:: Material provided ::

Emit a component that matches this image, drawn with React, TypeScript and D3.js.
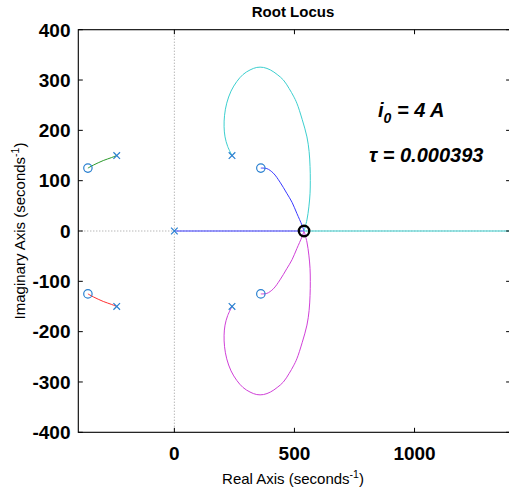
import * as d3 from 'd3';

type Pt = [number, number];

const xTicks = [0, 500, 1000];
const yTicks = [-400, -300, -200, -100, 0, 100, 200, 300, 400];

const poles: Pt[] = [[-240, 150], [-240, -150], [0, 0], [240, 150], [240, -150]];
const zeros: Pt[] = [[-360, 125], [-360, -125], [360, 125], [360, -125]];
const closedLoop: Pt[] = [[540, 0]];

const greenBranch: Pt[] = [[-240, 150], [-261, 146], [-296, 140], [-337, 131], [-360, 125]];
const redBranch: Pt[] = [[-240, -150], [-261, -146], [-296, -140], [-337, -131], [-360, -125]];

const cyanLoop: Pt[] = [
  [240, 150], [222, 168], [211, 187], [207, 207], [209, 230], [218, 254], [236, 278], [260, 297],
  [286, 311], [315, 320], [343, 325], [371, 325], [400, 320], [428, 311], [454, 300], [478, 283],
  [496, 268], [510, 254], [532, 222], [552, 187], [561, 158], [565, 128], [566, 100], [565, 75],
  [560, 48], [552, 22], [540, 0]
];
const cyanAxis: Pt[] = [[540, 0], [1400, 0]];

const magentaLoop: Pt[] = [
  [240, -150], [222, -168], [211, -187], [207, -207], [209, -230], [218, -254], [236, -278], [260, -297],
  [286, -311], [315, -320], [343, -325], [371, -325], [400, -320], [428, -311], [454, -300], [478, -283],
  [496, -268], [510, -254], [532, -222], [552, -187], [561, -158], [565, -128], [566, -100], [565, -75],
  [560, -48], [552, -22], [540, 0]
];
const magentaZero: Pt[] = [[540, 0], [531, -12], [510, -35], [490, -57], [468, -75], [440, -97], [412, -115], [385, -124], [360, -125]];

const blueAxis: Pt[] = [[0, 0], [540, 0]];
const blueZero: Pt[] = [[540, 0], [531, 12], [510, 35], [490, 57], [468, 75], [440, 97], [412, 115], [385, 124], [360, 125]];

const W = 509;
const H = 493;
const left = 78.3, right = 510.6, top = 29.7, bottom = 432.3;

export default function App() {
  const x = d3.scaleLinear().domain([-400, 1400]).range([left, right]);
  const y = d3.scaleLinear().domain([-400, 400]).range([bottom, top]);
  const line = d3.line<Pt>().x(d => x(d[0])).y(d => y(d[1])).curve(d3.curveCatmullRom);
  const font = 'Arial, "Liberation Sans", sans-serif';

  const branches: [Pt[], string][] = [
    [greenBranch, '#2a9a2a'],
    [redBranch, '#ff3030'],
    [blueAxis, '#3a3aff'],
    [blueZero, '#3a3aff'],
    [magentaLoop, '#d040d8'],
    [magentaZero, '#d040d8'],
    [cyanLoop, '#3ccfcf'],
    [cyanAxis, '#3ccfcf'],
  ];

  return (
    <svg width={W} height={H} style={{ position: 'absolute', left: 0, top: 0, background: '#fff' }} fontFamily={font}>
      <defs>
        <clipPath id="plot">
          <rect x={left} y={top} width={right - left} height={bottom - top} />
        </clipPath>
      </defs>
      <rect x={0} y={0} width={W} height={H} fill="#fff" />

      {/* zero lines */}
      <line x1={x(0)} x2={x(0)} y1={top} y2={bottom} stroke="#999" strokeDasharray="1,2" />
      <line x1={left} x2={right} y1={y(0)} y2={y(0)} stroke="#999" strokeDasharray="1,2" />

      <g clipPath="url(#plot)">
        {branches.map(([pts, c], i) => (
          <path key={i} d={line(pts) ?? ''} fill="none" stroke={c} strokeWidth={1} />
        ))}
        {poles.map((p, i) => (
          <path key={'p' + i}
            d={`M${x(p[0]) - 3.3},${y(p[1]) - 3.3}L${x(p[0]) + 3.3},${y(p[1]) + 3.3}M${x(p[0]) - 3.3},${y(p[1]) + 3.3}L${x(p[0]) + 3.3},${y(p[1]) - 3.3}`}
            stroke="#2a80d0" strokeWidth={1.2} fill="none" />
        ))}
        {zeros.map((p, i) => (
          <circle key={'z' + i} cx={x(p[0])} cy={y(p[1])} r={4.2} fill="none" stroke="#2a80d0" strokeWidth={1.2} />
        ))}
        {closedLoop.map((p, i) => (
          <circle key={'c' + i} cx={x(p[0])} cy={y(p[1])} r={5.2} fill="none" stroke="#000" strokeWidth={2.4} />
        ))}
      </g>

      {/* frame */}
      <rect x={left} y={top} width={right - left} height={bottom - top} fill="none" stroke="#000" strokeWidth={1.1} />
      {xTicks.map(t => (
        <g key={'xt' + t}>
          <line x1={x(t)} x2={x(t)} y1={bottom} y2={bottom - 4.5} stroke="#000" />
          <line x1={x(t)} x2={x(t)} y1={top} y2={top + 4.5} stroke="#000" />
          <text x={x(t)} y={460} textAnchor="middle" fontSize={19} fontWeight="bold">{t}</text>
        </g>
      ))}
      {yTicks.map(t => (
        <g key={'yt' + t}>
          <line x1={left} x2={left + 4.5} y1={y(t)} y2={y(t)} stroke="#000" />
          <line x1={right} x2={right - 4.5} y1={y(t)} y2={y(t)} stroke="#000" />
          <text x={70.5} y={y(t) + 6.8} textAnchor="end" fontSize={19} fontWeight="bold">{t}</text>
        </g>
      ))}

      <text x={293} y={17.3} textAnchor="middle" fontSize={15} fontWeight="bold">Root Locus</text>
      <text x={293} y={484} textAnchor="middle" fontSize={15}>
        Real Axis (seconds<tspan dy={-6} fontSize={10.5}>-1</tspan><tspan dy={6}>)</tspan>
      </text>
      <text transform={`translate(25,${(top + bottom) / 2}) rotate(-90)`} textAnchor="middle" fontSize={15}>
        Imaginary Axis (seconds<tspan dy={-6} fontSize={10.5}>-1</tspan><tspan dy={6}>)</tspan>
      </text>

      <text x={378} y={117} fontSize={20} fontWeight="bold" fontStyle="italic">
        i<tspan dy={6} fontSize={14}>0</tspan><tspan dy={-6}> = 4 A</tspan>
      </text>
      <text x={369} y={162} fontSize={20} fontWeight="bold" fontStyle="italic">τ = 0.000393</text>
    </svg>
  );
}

:::

> Aim of the exercise:
Working from the lines above, reproduce the material exactly and exclude its pictures.

> Answer to the task:
Emit a component that matches this image, drawn with React, TypeScript and D3.js.
import * as d3 from 'd3';

type Pt = [number, number];

const xTicks = [0, 500, 1000];
const yTicks = [-400, -300, -200, -100, 0, 100, 200, 300, 400];

const poles: Pt[] = [[-240, 150], [-240, -150], [0, 0], [240, 150], [240, -150]];
const zeros: Pt[] = [[-360, 125], [-360, -125], [360, 125], [360, -125]];
const closedLoop: Pt[] = [[540, 0]];

const greenBranch: Pt[] = [[-240, 150], [-261, 146], [-296, 140], [-337, 131], [-360, 125]];
const redBranch: Pt[] = [[-240, -150], [-261, -146], [-296, -140], [-337, -131], [-360, -125]];

const cyanLoop: Pt[] = [
  [240, 150], [222, 168], [211, 187], [207, 207], [209, 230], [218, 254], [236, 278], [260, 297],
  [286, 311], [315, 320], [343, 325], [371, 325], [400, 320], [428, 311], [454, 300], [478, 283],
  [496, 268], [510, 254], [532, 222], [552, 187], [561, 158], [565, 128], [566, 100], [565, 75],
  [560, 48], [552, 22], [540, 0]
];
const cyanAxis: Pt[] = [[540, 0], [1400, 0]];

const magentaLoop: Pt[] = [
  [240, -150], [222, -168], [211, -187], [207, -207], [209, -230], [218, -254], [236, -278], [260, -297],
  [286, -311], [315, -320], [343, -325], [371, -325], [400, -320], [428, -311], [454, -300], [478, -283],
  [496, -268], [510, -254], [532, -222], [552, -187], [561, -158], [565, -128], [566, -100], [565, -75],
  [560, -48], [552, -22], [540, 0]
];
const magentaZero: Pt[] = [[540, 0], [531, -12], [510, -35], [490, -57], [468, -75], [440, -97], [412, -115], [385, -124], [360, -125]];

const blueAxis: Pt[] = [[0, 0], [540, 0]];
const blueZero: Pt[] = [[540, 0], [531, 12], [510, 35], [490, 57], [468, 75], [440, 97], [412, 115], [385, 124], [360, 125]];

const W = 509;
const H = 493;
const left = 78.3, right = 510.6, top = 29.7, bottom = 432.3;

export default function App() {
  const x = d3.scaleLinear().domain([-400, 1400]).range([left, right]);
  const y = d3.scaleLinear().domain([-400, 400]).range([bottom, top]);
  const line = d3.line<Pt>().x(d => x(d[0])).y(d => y(d[1])).curve(d3.curveCatmullRom);
  const font = 'Arial, "Liberation Sans", sans-serif';

  const branches: [Pt[], string][] = [
    [greenBranch, '#2a9a2a'],
    [redBranch, '#ff3030'],
    [blueAxis, '#3a3aff'],
    [blueZero, '#3a3aff'],
    [magentaLoop, '#d040d8'],
    [magentaZero, '#d040d8'],
    [cyanLoop, '#3ccfcf'],
    [cyanAxis, '#3ccfcf'],
  ];

  return (
    <svg width={W} height={H} style={{ position: 'absolute', left: 0, top: 0, background: '#fff' }} fontFamily={font}>
      <defs>
        <clipPath id="plot">
          <rect x={left} y={top} width={right - left} height={bottom - top} />
        </clipPath>
      </defs>
      <rect x={0} y={0} width={W} height={H} fill="#fff" />

      {/* zero lines */}
      <line x1={x(0)} x2={x(0)} y1={top} y2={bottom} stroke="#999" strokeDasharray="1,2" />
      <line x1={left} x2={right} y1={y(0)} y2={y(0)} stroke="#999" strokeDasharray="1,2" />

      <g clipPath="url(#plot)">
        {branches.map(([pts, c], i) => (
          <path key={i} d={line(pts) ?? ''} fill="none" stroke={c} strokeWidth={1} />
        ))}
        {poles.map((p, i) => (
          <path key={'p' + i}
            d={`M${x(p[0]) - 3.3},${y(p[1]) - 3.3}L${x(p[0]) + 3.3},${y(p[1]) + 3.3}M${x(p[0]) - 3.3},${y(p[1]) + 3.3}L${x(p[0]) + 3.3},${y(p[1]) - 3.3}`}
            stroke="#2a80d0" strokeWidth={1.2} fill="none" />
        ))}
        {zeros.map((p, i) => (
          <circle key={'z' + i} cx={x(p[0])} cy={y(p[1])} r={4.2} fill="none" stroke="#2a80d0" strokeWidth={1.2} />
        ))}
        {closedLoop.map((p, i) => (
          <circle key={'c' + i} cx={x(p[0])} cy={y(p[1])} r={5.2} fill="none" stroke="#000" strokeWidth={2.4} />
        ))}
      </g>

      {/* frame */}
      <rect x={left} y={top} width={right - left} height={bottom - top} fill="none" stroke="#000" strokeWidth={1.1} />
      {xTicks.map(t => (
        <g key={'xt' + t}>
          <line x1={x(t)} x2={x(t)} y1={bottom} y2={bottom - 4.5} stroke="#000" />
          <line x1={x(t)} x2={x(t)} y1={top} y2={top + 4.5} stroke="#000" />
          <text x={x(t)} y={460} textAnchor="middle" fontSize={19} fontWeight="bold">{t}</text>
        </g>
      ))}
      {yTicks.map(t => (
        <g key={'yt' + t}>
          <line x1={left} x2={left + 4.5} y1={y(t)} y2={y(t)} stroke="#000" />
          <line x1={right} x2={right - 4.5} y1={y(t)} y2={y(t)} stroke="#000" />
          <text x={70.5} y={y(t) + 6.8} textAnchor="end" fontSize={19} fontWeight="bold">{t}</text>
        </g>
      ))}

      <text x={293} y={17.3} textAnchor="middle" fontSize={15} fontWeight="bold">Root Locus</text>
      <text x={293} y={484} textAnchor="middle" fontSize={15}>
        Real Axis (seconds<tspan dy={-6} fontSize={10.5}>-1</tspan><tspan dy={6}>)</tspan>
      </text>
      <text transform={`translate(25,${(top + bottom) / 2}) rotate(-90)`} textAnchor="middle" fontSize={15}>
        Imaginary Axis (seconds<tspan dy={-6} fontSize={10.5}>-1</tspan><tspan dy={6}>)</tspan>
      </text>

      <text x={378} y={117} fontSize={20} fontWeight="bold" fontStyle="italic">
        i<tspan dy={6} fontSize={14}>0</tspan><tspan dy={-6}> = 4 A</tspan>
      </text>
      <text x={369} y={162} fontSize={20} fontWeight="bold" fontStyle="italic">τ = 0.000393</text>
    </svg>
  );
}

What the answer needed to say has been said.